Antes de la parusía, el alma del individuo, entra inmediatamente, con el juicio
particular, en la bienaventuranza eterna del cielo (quizá después de un período
de purgatorio necesario para las delicias del cielo) o en el tormento eterno del
infierno (Benedicto XII, «Benedictus Deus»). En el momento de la parusía, el
cuerpo se reunirá con su alma en el juicio universal. Cada cuerpo resucitado
será unido entonces con su alma, y todos experimentarán entonces la identidad,
la integridad y la inmortalidad. Los justos seguirán gozando de la visión
beatífica en sus cuerpos y almas unificados y también de la impasibilidad, la
gloria, la agilidad y la sutileza. Los injustos, sin estas últimas
características, seguirán en el castigo eterno como personas totales.

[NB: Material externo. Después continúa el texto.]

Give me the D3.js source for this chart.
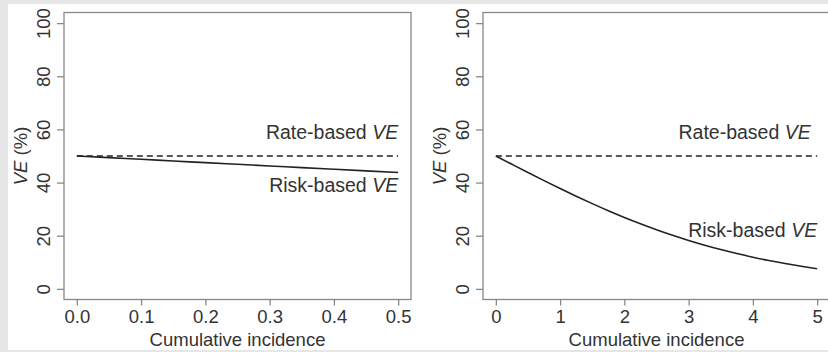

La resurrección del cuerpo niega cualquier idea de reencarnación porque el
retorno de Cristo no fue una vuelta a la vida terrenal ni una migración de su
alma a otro cuerpo. La resurrección del cuerpo es el cumplimiento de las
promesas de Dios en el Antiguo y el Nuevo Testamento. La resurrección del cuerpo
del Señor es la primicia de la resurrección. «Porque, habiendo venido por un
hombre la muerte, también por un hombre viene la resurrección de los muertos.
Pues del mismo modo que por Adán mueren todos, así también todos revivirán en
Cristo. Pero cada cual en su rango: Cristo como primicia; luego los de Cristo en
su venida» (1 Cor 15,21–23). La reencarnación nos encierra en un círculo eterno
de desarraigo corporal, sin otra certidumbre más que la renovación del alma. La
fe cristiana promete una resurrección de la persona humana, cuerpo y alma,
gracias a la intervención del Padre, el Hijo y el Espíritu Santo, para la
perpetuidad del paraíso.
En la carta apostólica Tertio millennio adveniente (14 de noviembre de 1994),
escribe Juan Pablo II: «¿Cómo podemos imaginar la vida después de la muerte?
Algunos han propuesto varias formas de reencarnación: según la vida anterior,
cada uno recibirá una vida nueva bajo una forma superior o inferior, hasta
alcanzar la purificación. Esta creencia, profundamente arraigada en algunas
religiones orientales, indica de por sí que el hombre se rebela al carácter
definitivo de la muerte, porque está convencido de que su naturaleza es
esencialmente espiritual e inmortal. La revelación cristiana excluye la
reencarnación y habla de una realización que el hombre está llamado a alcanzar
durante una sola vida terrenal» (n° 9).